- [DIRECTIONS FOR THIS TASK]: Exactly as written, quote every line that follows, skipping the images.

- [SOURCE DATA]:

---------------

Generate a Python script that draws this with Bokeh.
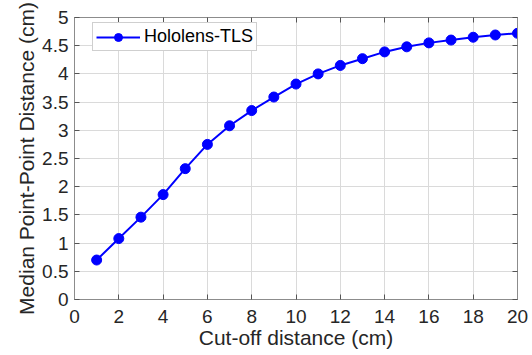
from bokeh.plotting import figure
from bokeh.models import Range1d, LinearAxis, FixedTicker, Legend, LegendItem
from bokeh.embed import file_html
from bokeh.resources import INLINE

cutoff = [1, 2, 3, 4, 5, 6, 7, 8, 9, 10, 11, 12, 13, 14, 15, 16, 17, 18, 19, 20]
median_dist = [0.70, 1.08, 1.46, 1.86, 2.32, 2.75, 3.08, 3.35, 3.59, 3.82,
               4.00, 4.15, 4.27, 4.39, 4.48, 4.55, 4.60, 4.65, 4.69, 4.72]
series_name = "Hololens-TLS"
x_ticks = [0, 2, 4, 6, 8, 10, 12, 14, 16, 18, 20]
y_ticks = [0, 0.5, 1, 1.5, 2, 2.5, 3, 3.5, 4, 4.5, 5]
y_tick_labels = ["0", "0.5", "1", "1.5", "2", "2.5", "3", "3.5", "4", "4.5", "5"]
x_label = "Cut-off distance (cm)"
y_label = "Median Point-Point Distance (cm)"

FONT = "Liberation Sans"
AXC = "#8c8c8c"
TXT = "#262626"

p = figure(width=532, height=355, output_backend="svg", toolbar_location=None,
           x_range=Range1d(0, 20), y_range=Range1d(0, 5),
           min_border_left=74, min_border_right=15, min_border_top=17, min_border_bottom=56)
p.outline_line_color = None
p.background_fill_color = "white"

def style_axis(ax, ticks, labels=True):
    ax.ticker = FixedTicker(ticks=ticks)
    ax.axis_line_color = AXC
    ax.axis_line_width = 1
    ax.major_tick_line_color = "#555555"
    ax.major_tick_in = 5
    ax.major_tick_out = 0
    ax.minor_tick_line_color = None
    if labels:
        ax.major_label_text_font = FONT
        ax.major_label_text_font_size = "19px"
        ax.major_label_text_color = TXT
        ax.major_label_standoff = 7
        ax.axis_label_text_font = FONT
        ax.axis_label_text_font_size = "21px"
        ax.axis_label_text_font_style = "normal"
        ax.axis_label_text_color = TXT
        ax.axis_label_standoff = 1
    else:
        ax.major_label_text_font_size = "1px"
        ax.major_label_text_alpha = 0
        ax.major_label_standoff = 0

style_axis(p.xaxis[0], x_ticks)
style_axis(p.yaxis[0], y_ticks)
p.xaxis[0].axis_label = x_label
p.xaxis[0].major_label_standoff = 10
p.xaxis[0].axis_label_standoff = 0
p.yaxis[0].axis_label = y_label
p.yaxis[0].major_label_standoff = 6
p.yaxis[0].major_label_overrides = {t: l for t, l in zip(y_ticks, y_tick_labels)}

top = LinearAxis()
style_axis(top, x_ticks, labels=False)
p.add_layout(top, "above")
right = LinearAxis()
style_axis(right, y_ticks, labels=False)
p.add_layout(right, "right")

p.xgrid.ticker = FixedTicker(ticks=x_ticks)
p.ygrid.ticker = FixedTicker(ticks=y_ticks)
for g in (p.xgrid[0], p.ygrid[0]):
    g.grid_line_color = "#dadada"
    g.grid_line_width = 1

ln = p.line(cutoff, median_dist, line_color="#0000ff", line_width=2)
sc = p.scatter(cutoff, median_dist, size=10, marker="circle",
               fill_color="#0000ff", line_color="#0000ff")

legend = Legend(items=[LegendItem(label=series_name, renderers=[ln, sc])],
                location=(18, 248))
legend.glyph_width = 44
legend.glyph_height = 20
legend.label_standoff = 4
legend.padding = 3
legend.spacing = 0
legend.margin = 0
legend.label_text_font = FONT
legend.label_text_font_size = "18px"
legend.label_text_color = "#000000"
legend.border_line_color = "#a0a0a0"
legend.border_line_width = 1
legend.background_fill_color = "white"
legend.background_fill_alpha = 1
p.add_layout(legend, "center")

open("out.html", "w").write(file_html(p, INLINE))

---------------

- [EXPECTED OUTPUT]:
Generate a Python script that draws this with Bokeh.
from bokeh.plotting import figure
from bokeh.models import Range1d, LinearAxis, FixedTicker, Legend, LegendItem
from bokeh.embed import file_html
from bokeh.resources import INLINE

cutoff = [1, 2, 3, 4, 5, 6, 7, 8, 9, 10, 11, 12, 13, 14, 15, 16, 17, 18, 19, 20]
median_dist = [0.70, 1.08, 1.46, 1.86, 2.32, 2.75, 3.08, 3.35, 3.59, 3.82,
               4.00, 4.15, 4.27, 4.39, 4.48, 4.55, 4.60, 4.65, 4.69, 4.72]
series_name = "Hololens-TLS"
x_ticks = [0, 2, 4, 6, 8, 10, 12, 14, 16, 18, 20]
y_ticks = [0, 0.5, 1, 1.5, 2, 2.5, 3, 3.5, 4, 4.5, 5]
y_tick_labels = ["0", "0.5", "1", "1.5", "2", "2.5", "3", "3.5", "4", "4.5", "5"]
x_label = "Cut-off distance (cm)"
y_label = "Median Point-Point Distance (cm)"

FONT = "Liberation Sans"
AXC = "#8c8c8c"
TXT = "#262626"

p = figure(width=532, height=355, output_backend="svg", toolbar_location=None,
           x_range=Range1d(0, 20), y_range=Range1d(0, 5),
           min_border_left=74, min_border_right=15, min_border_top=17, min_border_bottom=56)
p.outline_line_color = None
p.background_fill_color = "white"

def style_axis(ax, ticks, labels=True):
    ax.ticker = FixedTicker(ticks=ticks)
    ax.axis_line_color = AXC
    ax.axis_line_width = 1
    ax.major_tick_line_color = "#555555"
    ax.major_tick_in = 5
    ax.major_tick_out = 0
    ax.minor_tick_line_color = None
    if labels:
        ax.major_label_text_font = FONT
        ax.major_label_text_font_size = "19px"
        ax.major_label_text_color = TXT
        ax.major_label_standoff = 7
        ax.axis_label_text_font = FONT
        ax.axis_label_text_font_size = "21px"
        ax.axis_label_text_font_style = "normal"
        ax.axis_label_text_color = TXT
        ax.axis_label_standoff = 1
    else:
        ax.major_label_text_font_size = "1px"
        ax.major_label_text_alpha = 0
        ax.major_label_standoff = 0

style_axis(p.xaxis[0], x_ticks)
style_axis(p.yaxis[0], y_ticks)
p.xaxis[0].axis_label = x_label
p.xaxis[0].major_label_standoff = 10
p.xaxis[0].axis_label_standoff = 0
p.yaxis[0].axis_label = y_label
p.yaxis[0].major_label_standoff = 6
p.yaxis[0].major_label_overrides = {t: l for t, l in zip(y_ticks, y_tick_labels)}

top = LinearAxis()
style_axis(top, x_ticks, labels=False)
p.add_layout(top, "above")
right = LinearAxis()
style_axis(right, y_ticks, labels=False)
p.add_layout(right, "right")

p.xgrid.ticker = FixedTicker(ticks=x_ticks)
p.ygrid.ticker = FixedTicker(ticks=y_ticks)
for g in (p.xgrid[0], p.ygrid[0]):
    g.grid_line_color = "#dadada"
    g.grid_line_width = 1

ln = p.line(cutoff, median_dist, line_color="#0000ff", line_width=2)
sc = p.scatter(cutoff, median_dist, size=10, marker="circle",
               fill_color="#0000ff", line_color="#0000ff")

legend = Legend(items=[LegendItem(label=series_name, renderers=[ln, sc])],
                location=(18, 248))
legend.glyph_width = 44
legend.glyph_height = 20
legend.label_standoff = 4
legend.padding = 3
legend.spacing = 0
legend.margin = 0
legend.label_text_font = FONT
legend.label_text_font_size = "18px"
legend.label_text_color = "#000000"
legend.border_line_color = "#a0a0a0"
legend.border_line_width = 1
legend.background_fill_color = "white"
legend.background_fill_alpha = 1
p.add_layout(legend, "center")

open("out.html", "w").write(file_html(p, INLINE))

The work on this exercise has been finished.